For its part, the City of Pasig asserts that the payment of taxes to the Municipality of Cainta is erroneousconsidering that the locational entries in the TCTs state that the properties are located in Brgy. Santolan, Municipality of Pasig. The City of Pasig argues further that the Department of Finance (DOF) has consistently ruled that the location of the property as indicated in the certificate of title is controlling as to the venue of payment of real estate taxes.
On June 23, 2008, the RTC of Pasig issued its Decision in the interpleader case ordering Sps. Braña to pay the real estate taxes from the year 1996 up to the present to the City of Pasig. The RTC of Pasig ruled that while it is improper for the court to declare any finding as to the actual location of the subject properties, since the same is within the jurisdiction of the RTC of Antipolo City, the court is still bound by the locational entries appearing on the TCTs. Thus, unless corrected by competent authority, the locational entries in the TCTs, that the properties are situated in Brgy. Santolan, Municipality of Pasig, is controlling.
Aggrieved, the Municipality of Cainta directly filed before the Supreme Court a Petition for Review on Certiorari.
Whether or not the real estate taxes due upon the subject properties owned by Sps. Braña should be paid to the City of Pasig as ruled by the RTC of Pasig in the interpleader case.
The local government unit where the property is situated has the right to collect taxes therefrom. Thus, to determine who has the right to collect taxes from Sps. Braña, it is necessary to determine the location of the property. However, this Court cannot make any definitive ruling on the location of the property due to the pending boundary dispute case between the City of Pasig and the Municipality of Cainta.
While it is true that Pasig is the location indicated in the TCTs, the Municipality of Cainta have long assessed the same for tax purposes and Sps. Braña were paying the real estate taxes to the Municipality of Cainta. It was only in 1997 that the City of Pasig assessed the properties for real estate tax purposes. Thus, while the TCTs state that the location is in Pasig, the same cannot be relied in this case because the location of the property is precisely in dispute. The RTC of Antipolo, which has jurisdiction over the boundary dispute case, would be the best forum to determine the precise metes and bounds of the City of Pasig’s and the Municipality of Cainta’s respective territorial jurisdiction, as well as the extent of each local government unit’s authority, such as its power to assess and collect real estate taxes.

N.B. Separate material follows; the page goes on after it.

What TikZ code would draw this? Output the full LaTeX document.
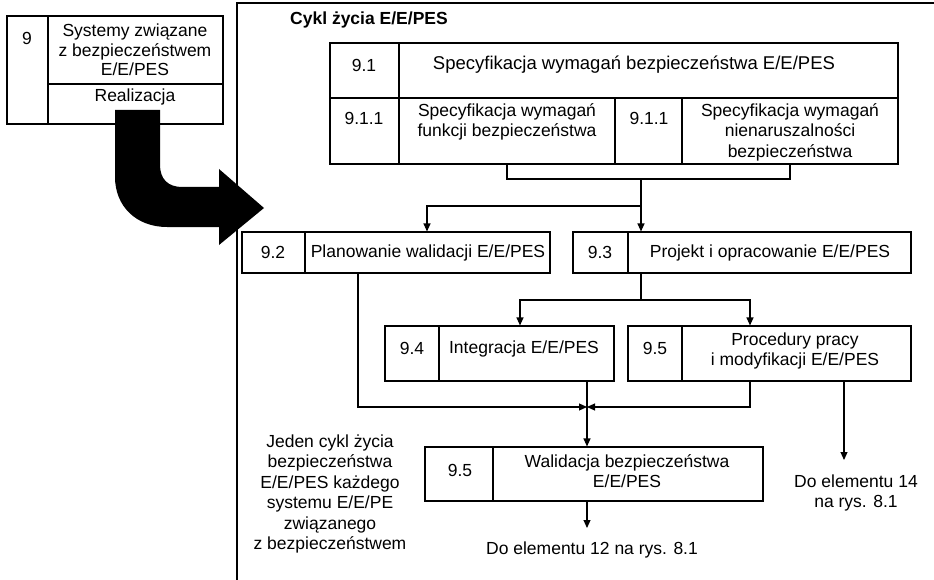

Ordering Sps. Braña to pay real estate taxes to the City of Pasig simply because of the locational entries in the TCTs would be counter-productive considering that the RTC of Antipolo has not yet rendered a definitive ruling as to the precise territorial jurisdiction of the City of Pasig and the Municipality of Cainta. Thus, it would be more prudent to avoid any further animosity between the two local government units. Sps. Braña are ordered to deposit the succeeding payment of real estate taxes due on the subject properties in an account with the Land Bank of the Philippines in escrow for the City of Pasig/the Municipality of Cainta. The proceeds of the same will be released to the local government adjudged by virtue of a final judgment on the issue of territorial jurisdiction over the disputed areas.
The City of Pasig and the Municipality of Cainta are both directed to await the final judgment of their boundary dispute case in Civil Case No. 94-3006.
Note: Compare with Municipality of Cainta v. City of Pasig.